Ich halte die Diskussion um die „christlichen Werte” zwar für strunzdumm und unvertretbar, weil nicht die christlichen Werte uns geprägt hat, sondern unsere modernen zivilisatorischen Fortschritte und Erfolge sogar die christlichen Kirchen als ideologisch-kriminellen Haufen bösartiger Barbaren über die Zeit domestiziert hat. Es sind eben nicht die „christlichen Werte” die uns prägten, sondern die – gerade auch durch unsere Geschichte – mühsam erarbeiteten Erfahrungswerte und Erfolge, die sogar auf die Kirche abfärbten. Wie man vor dem Hintergrund dessen, was die Kirchen alles verbrochen haben, noch auf die Idee kommen kann, die „christlichen Werte” zu loben, ist mir schleierhaft. Aber: Auch wenn sie unberechtigt ist, hat diese Bzeeichnung doch eben genau diesen Werteschatz zum Inhalt, schon deshalb, weil sich bisher kein anderer Begriff dafür gebildet hat.

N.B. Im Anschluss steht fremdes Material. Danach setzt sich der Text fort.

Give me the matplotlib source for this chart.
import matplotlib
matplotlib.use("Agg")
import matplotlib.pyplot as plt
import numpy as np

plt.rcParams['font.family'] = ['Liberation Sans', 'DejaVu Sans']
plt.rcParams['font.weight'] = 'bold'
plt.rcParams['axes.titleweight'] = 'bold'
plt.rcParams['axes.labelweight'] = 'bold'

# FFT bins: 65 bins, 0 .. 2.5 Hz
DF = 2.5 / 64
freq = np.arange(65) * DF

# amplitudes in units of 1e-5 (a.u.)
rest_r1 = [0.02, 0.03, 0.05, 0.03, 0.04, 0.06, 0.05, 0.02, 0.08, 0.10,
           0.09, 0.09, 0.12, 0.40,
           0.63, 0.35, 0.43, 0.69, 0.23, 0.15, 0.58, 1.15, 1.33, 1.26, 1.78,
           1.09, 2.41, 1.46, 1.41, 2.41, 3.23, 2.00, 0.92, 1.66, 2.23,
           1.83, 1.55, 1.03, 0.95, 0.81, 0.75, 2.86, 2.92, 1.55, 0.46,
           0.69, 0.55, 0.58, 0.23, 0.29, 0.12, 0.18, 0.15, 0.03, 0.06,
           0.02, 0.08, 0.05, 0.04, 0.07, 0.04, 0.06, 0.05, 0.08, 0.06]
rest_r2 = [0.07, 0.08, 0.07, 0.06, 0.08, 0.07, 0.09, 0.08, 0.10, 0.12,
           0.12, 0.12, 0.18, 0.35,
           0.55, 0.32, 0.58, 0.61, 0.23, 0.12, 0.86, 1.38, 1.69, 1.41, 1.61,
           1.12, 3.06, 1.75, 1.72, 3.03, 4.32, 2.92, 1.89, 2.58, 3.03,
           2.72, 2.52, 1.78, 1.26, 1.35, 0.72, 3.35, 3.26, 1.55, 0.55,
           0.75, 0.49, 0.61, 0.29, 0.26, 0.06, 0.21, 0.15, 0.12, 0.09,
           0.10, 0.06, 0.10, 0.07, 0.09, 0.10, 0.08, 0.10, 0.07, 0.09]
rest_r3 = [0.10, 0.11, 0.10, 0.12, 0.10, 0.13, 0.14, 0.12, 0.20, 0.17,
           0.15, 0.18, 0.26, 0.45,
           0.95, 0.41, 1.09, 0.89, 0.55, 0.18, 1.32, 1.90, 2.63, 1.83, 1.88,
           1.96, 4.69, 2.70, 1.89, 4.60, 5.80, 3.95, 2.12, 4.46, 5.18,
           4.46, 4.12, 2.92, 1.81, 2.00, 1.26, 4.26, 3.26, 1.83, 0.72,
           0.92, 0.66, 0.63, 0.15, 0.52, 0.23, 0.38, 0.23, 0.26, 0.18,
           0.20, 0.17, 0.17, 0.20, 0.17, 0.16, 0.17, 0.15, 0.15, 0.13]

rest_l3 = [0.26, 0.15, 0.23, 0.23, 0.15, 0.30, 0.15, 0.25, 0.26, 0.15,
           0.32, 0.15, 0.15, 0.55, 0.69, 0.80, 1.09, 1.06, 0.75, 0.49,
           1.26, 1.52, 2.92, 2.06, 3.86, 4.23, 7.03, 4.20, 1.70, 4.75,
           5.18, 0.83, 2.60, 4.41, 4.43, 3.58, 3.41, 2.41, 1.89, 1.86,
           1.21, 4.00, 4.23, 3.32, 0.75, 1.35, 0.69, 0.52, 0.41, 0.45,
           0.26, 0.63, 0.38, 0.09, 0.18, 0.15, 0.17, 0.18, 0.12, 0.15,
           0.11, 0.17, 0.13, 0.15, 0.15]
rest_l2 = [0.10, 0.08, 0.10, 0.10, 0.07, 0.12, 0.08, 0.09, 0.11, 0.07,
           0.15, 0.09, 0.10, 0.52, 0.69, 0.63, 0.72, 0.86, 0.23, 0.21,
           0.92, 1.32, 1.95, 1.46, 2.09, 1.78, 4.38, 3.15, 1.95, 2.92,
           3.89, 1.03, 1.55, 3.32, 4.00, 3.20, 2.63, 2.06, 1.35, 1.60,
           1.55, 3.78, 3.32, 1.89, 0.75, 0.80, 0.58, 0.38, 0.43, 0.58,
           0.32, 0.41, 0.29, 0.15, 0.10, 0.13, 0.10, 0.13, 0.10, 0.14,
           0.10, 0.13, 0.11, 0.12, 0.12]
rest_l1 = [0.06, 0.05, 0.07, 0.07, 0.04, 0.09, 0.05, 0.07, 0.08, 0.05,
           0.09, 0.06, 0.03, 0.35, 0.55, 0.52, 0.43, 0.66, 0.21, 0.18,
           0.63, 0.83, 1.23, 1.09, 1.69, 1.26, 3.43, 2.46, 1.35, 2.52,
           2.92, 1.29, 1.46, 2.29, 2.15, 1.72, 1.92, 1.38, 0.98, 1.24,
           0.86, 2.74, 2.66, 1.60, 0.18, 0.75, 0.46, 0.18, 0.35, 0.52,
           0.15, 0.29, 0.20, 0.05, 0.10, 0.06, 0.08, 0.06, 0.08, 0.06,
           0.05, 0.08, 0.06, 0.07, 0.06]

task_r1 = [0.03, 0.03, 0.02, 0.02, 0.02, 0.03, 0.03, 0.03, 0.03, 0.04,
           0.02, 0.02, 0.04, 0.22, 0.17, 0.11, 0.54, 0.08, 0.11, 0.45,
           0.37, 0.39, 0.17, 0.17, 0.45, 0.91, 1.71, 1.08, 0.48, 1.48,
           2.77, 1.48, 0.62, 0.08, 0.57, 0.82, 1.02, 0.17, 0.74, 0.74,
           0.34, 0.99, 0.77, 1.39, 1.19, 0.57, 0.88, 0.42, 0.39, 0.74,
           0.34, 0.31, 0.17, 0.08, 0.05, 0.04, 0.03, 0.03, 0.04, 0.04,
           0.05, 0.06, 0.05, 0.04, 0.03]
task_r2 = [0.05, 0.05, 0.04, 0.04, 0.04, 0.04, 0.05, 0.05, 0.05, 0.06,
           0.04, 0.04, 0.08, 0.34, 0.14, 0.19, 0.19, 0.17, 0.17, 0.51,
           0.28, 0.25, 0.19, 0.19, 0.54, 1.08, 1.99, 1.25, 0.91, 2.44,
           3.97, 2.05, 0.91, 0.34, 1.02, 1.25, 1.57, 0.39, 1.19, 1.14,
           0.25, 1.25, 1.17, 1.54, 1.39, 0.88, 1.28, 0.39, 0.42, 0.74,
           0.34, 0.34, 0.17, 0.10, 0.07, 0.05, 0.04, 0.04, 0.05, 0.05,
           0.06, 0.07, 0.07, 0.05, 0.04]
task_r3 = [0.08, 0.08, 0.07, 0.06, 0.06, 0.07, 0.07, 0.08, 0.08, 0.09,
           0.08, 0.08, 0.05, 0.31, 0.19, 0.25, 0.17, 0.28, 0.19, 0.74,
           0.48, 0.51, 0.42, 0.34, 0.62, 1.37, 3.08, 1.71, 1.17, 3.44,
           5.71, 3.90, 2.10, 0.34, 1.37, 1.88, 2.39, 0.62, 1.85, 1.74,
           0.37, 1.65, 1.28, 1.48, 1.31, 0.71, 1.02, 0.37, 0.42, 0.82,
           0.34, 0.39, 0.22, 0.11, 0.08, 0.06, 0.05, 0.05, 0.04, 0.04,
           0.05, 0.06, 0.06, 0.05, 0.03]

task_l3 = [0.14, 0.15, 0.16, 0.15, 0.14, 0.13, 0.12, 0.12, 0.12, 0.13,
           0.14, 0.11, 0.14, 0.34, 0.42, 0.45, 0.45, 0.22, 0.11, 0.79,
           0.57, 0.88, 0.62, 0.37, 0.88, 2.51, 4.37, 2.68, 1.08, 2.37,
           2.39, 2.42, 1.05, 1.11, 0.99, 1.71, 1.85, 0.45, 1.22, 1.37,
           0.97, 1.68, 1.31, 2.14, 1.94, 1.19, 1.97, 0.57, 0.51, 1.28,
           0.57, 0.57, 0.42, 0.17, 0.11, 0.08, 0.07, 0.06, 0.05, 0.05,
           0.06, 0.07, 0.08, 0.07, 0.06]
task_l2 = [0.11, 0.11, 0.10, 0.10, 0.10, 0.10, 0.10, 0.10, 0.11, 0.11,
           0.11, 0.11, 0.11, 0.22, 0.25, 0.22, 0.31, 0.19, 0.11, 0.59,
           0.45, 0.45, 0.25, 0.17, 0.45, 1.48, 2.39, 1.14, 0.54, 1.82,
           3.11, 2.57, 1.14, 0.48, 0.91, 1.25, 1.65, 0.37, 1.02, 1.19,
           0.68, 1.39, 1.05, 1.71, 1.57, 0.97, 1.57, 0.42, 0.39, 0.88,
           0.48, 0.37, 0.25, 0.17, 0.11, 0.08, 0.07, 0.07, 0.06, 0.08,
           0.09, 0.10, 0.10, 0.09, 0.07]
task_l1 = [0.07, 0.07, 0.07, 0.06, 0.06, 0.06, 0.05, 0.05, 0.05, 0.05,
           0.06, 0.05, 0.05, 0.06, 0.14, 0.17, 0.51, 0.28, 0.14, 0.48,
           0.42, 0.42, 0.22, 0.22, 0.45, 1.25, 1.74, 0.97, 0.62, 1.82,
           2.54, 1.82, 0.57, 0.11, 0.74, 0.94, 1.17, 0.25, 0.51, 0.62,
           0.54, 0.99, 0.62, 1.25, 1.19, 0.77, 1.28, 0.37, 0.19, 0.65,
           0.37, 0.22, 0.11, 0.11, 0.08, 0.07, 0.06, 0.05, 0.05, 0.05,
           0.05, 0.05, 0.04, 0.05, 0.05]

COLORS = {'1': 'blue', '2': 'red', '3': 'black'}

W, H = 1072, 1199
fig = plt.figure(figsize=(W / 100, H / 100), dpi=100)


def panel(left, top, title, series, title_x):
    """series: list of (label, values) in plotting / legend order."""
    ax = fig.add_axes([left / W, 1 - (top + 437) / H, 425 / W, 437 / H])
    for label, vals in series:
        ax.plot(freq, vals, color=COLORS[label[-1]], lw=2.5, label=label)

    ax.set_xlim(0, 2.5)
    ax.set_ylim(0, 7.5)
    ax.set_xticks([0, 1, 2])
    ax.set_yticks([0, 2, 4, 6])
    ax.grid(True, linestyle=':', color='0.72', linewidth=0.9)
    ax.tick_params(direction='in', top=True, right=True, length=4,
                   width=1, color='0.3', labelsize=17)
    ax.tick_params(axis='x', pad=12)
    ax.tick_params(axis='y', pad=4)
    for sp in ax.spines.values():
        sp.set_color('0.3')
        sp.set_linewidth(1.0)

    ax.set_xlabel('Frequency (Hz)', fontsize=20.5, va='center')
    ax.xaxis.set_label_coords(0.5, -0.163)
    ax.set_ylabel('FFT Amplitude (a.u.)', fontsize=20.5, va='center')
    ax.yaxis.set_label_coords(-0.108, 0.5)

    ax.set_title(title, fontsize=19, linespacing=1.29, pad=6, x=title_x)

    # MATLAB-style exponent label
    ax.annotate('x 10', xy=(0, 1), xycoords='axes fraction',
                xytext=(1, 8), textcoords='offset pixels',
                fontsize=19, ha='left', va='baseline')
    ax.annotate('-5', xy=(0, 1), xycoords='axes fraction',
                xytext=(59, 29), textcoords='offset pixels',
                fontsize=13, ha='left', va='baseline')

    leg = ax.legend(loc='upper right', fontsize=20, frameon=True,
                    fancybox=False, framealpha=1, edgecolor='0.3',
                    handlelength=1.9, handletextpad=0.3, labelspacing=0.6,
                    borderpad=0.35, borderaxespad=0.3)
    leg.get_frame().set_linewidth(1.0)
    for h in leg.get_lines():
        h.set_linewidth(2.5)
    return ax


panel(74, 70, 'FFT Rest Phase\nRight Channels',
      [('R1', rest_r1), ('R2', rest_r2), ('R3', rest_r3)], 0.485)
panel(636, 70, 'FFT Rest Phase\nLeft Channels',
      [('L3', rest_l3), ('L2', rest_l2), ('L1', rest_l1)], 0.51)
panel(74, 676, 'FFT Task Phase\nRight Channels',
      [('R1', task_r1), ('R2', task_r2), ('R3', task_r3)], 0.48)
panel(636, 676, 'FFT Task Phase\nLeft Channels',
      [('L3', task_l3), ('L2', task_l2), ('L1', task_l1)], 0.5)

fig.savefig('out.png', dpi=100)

Nun hat man aus marxistischer Verblendung, Dummheit und Zerstörungswut genau diesen Konsens zerstört, jeden als „konservativ” beschimpft, der daran festhalten wollte, und sich in der universellen Vernichtung gefeiert. Die Werte wurden zertrümmert und die Gesellschaft wurde mit solchen geflutet, die an diesem Konsens nicht teilnehmen.

Ergebnis: Das Bundeskriminalamt gruselt sich vor arabischen Clans. In den letzten Tagen stand irgendwo in der Zeitung, dass selbst bei der inzwischen weitreichenden Untätigkeit der Justiz trotzdem etwa 300.000 offene Haftbefehle in Deutschland rumlaufen, wir die Leute nicht einfangen können. Und selbst wenn: Wohin damit? Haben wir 300.000 offene Gefängnisplätze?

Wer soll das eigentlich alles bezahlen?

Wie soll die Justiz hier überhaupt noch ein Staatsgefüge aufrechterhalten?

Wir haben es als Wertmerkmal und Errungenschaft unserer modernen Gesellschaft angesehen, Hinrichtungen und körperliche Strafen selbstverständlich abgeschafft zu haben und außer jede Diskussion gestellt zu haben. Das war schön so. Gleichzeitig haben wir aber gerade die unverzichtbare Grundlage dessen vernichtet. Wir wollen keine Todes- und Körperstrafen, auf gar keinen Fall, sind aber trotzdem sofort und ohne jede Diskussion bereit, die Voraussetzung dafür zu beseitigen.

Wir schauen immer gerne mit gegruselter Verachtung auf die Länder, die Hinrichtungen, Amputationen und Auspeitschungen vollziehen. Der Gedanke, dass das vielleicht nicht (nur) auf Gewaltlust, sondern einer staatsökonomischen Notwendigkeit beruht, weil dort eben jener Konsens fehlt, auf dem unserer Gesellschaft beruht, kommt niemandem.

Geld- und Gefängnisstrafen wirken als Sanktionen nicht mehr, zumal sie ja immer seltener verhängt und dann oft nicht vollstreckt werden, und dabei die Gefängnisse auch immer löchriger werden. Jetzt wird diskutiert, ob man im Gefängnis Handys erlaubt, weil man es nicht mehr schafft, sie zu verbieten.

Andererseits wird die Stadt- und Landregierung von Berlin ja ohnehin gerade von alten DDR/SED/Stasi-Leuten übernommen. Und Hohenschönhausen steht ja auch noch. Vielleicht einfach mal Erichs Haftmethoden wieder einführen? Wenn man sich das mal hat erklären lassen, wie das so lief, völlige Isolation und Desorientierung, könnte das bei solchen Clans durchaus wirken.

Und das mit den Handys und den Drogen im Knast ließe sich auch mildern, wenn man die Knäste künftig einfach unterirdisch anlegt, alte Bergwerke nutzt. Soweit ich weiß ist da unten kein Handyempfang. Drohnen kommen auch nicht hin. Sonnenlicht wird sowieso überbewertet. Und im Falle eines Aufstandes einfach Strom, Luft, Wasser abdrehen. Oder umgekehrt mit Wasser auffüllen. Notfalls einfach die Seile des Fahrstuhls kappen. Wenige Wärter. Vielleicht gar keine. Automatisiert. Oder „selbstorganisiert”. Motto: Macht, was ihr wollt, aber macht es da unten.

Gruselig?

Nein. Rhetorik. Die Frage lautet: „Was, wenn nicht das?”

Ich würde gerne mal von Politik und Justiz wissen, wie sie sich unsere Zukunft und die Aufrechterhaltung (oder besser: Wiederherstellung) einer Rechtsordnung vorstellen, ohne Exekutionen und ähnliches wieder einzuführen.

Was ist der Plan, um das Land als Rechtsstaat wieder zu stabilisieren? Welche „wirksamen” Sanktionen will man nutzen?

Oder ist das alles schon aufgegeben und dem Untergang geweiht?